Thompson and Avella’s answers were too numerous and wide ranging to recount.

Yet BCU chair John Kemp felt that both candidates fared well.

The year−old BCU, which is a merger of the Community Action Project (CAP) and Southwest Brooklyn Congregations (SBC), does not make endorsements in political races, Kemp noted.

“I don’t think there was a clear favorite,” he said. “Each candidate had their view points and both were well received.”

But what was more important was that the candidates listened to what everyone had to say.

“We gave them a chance to air their views, but it was also an opportunity for them to hear from the people in the neighborho­od,” Kemp said.

“Where there is no vision, the people will perish,” Reverend Janis Pauliks told the candidates as he quoted from the Book of Proverbs.

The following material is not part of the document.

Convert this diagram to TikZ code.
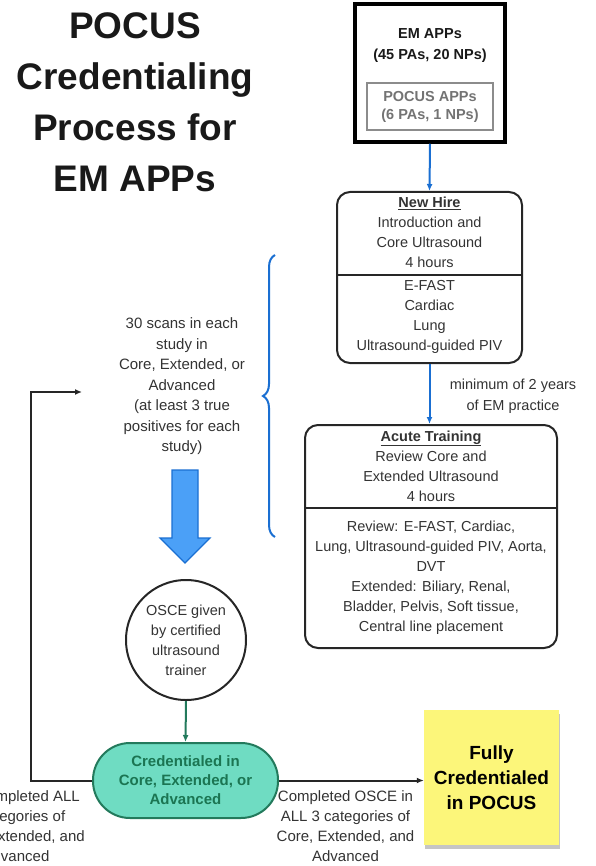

Speakers Claire Sejour and Lori Pandolfo gave the lofty passage real−time meaning.

“The members of Brooklyn Congregations United, seeing how our families are paying the price for public policies that do not always reflect our priorities, made a decision to develop and proclaim a new vision for our community that reflects our desire to create ‘shalom’ in Brooklyn,” the two said.

BCU members hope that the two candidates took their vision of more job training, affordable health care, housing and education and the creation of safe streets for seniors and children to heart.